◆ What you need to do ◆
Below are the records. Gather each line that holds "this".

Figure scripts
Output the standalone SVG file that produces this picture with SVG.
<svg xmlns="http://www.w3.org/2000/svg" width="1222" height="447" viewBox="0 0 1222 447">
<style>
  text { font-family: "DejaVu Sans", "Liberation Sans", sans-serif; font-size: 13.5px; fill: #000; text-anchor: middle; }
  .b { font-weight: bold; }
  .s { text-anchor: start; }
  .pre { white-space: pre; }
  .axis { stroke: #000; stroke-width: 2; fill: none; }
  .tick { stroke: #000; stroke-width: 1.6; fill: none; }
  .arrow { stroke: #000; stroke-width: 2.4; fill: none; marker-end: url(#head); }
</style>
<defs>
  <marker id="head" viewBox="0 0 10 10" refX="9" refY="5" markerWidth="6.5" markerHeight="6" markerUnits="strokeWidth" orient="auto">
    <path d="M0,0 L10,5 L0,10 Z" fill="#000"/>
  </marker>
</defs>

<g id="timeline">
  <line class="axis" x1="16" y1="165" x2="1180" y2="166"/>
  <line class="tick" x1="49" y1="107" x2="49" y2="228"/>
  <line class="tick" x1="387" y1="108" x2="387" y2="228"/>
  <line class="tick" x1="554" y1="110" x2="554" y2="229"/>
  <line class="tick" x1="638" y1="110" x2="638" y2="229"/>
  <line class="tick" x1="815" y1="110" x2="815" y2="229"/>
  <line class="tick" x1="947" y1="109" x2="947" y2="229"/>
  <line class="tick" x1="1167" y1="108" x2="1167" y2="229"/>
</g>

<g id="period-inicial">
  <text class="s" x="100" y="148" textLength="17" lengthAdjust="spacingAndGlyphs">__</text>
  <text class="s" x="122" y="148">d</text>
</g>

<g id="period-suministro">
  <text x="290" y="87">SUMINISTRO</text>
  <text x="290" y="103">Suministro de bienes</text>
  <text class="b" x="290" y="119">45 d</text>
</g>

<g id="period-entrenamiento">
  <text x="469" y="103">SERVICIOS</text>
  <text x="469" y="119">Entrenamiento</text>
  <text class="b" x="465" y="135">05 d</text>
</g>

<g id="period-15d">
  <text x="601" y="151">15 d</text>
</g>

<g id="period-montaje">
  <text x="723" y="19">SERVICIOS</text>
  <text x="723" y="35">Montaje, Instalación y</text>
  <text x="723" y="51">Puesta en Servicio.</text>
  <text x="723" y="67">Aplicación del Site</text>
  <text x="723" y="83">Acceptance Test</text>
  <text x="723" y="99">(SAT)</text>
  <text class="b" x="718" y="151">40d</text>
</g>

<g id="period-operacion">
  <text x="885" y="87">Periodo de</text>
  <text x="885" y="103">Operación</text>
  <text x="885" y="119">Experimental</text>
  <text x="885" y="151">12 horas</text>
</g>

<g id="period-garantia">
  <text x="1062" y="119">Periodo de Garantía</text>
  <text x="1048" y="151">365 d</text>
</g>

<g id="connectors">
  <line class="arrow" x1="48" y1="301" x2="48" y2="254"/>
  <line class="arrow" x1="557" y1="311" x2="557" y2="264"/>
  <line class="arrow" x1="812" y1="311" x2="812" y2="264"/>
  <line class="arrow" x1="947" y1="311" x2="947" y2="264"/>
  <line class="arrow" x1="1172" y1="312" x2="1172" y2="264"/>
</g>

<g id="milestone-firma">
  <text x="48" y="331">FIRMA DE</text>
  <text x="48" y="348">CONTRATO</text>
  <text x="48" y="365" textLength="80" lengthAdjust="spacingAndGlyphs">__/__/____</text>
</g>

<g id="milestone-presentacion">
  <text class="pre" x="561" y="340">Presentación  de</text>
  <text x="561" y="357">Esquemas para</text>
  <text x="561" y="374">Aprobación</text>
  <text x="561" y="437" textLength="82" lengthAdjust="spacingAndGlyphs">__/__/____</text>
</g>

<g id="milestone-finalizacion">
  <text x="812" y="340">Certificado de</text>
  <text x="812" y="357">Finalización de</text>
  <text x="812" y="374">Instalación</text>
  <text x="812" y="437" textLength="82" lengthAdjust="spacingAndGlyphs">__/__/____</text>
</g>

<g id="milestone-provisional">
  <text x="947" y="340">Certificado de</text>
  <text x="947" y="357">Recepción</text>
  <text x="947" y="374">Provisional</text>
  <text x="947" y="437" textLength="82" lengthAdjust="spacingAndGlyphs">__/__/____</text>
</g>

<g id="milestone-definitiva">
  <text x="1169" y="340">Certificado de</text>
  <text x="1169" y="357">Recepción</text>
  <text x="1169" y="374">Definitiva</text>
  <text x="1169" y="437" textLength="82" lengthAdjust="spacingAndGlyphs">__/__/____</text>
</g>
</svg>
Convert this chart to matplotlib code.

◆ Result below ◆
Output the standalone SVG file that produces this picture with SVG.
Convert this chart to matplotlib code.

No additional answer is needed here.